I was completely unaware of the true history behind this story, and I am glad that a movie has been made to convey it to a wide audience, for there are among us people who stubbornly refuse to accept historical fact. Holocaust “denier” David Irving (Timothy Spall) sues author Deborah Lipstadt (Rachel Weisz) for libel when she accuses him of lying about the existence of gas chambers at the Auschwitz prison camp during World War II. She stands up to his bullying and the case goes to England’s High Court.
Mick Jackson’s film follows the court transcriptions to the letter, while the story explains how a group of dedicated barristers and solicitors defended Ms. Lipstadt’s right to call a liar a liar. The movie delves into the legal process with sometimes excruciating detail, yet doesn’t neglect the moral side of the story.
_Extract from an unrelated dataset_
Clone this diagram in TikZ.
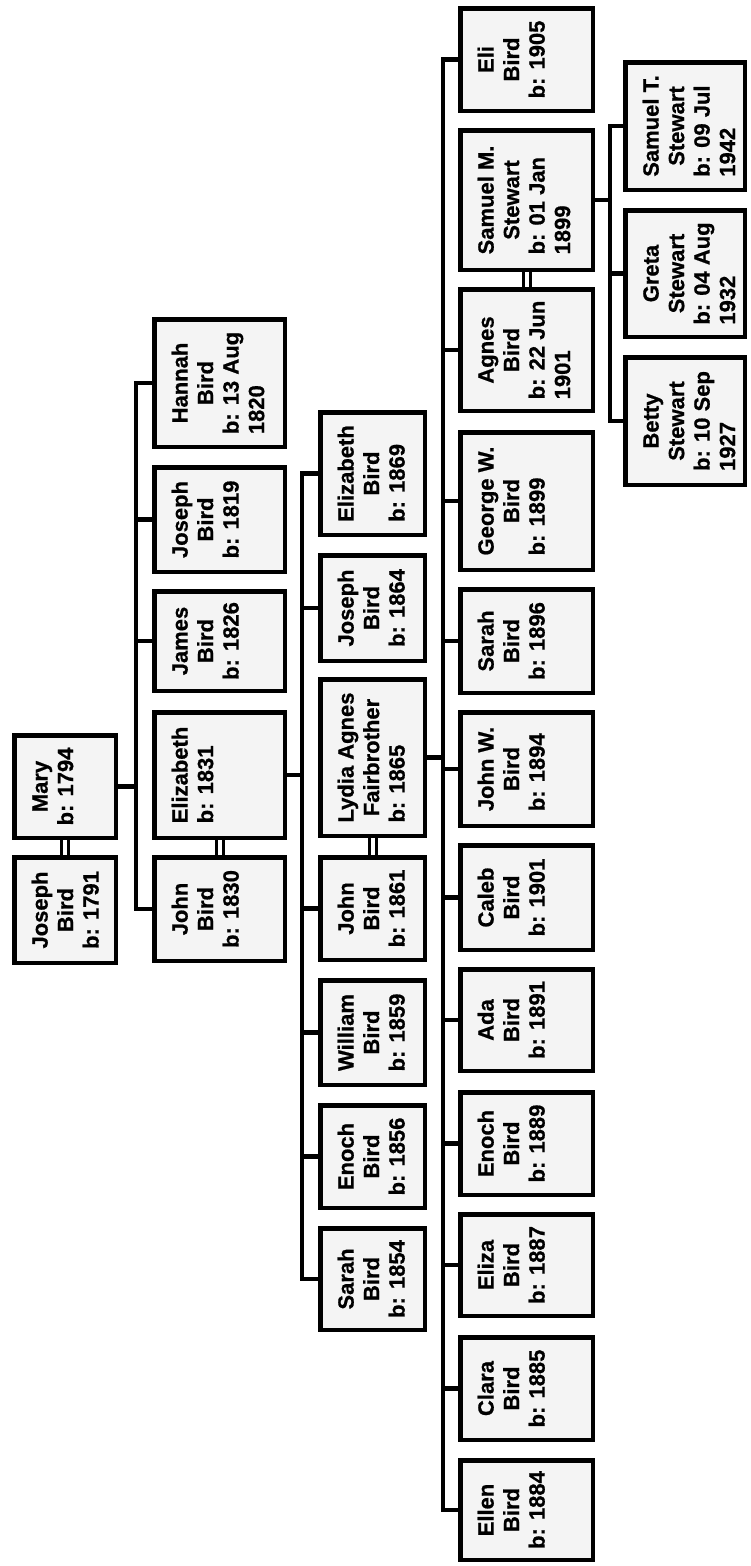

What surprised me were the restrictions placed on Ms. Lipstadt’s participation by her own attorneys; their actions run contrary to common sense, in my view, but that is part of the story’s intrinsic drama.
Ultimately the story isn’t as satisfactory as I would have liked simply because evil is not totally vanquished. The trial ends as it should, with historical fact accepted over revisionist history, yet even the legal verdict does not dispel Mr. Irving from continuing to try to persuade people that the Holocaust was a fiction. The lies continue, and are still being spread today. Denial is an important film because of the history it relates, and what it says about that history, yet I wish it had been more dramatically volatile. ☆ ☆ ☆. 22 October 2016.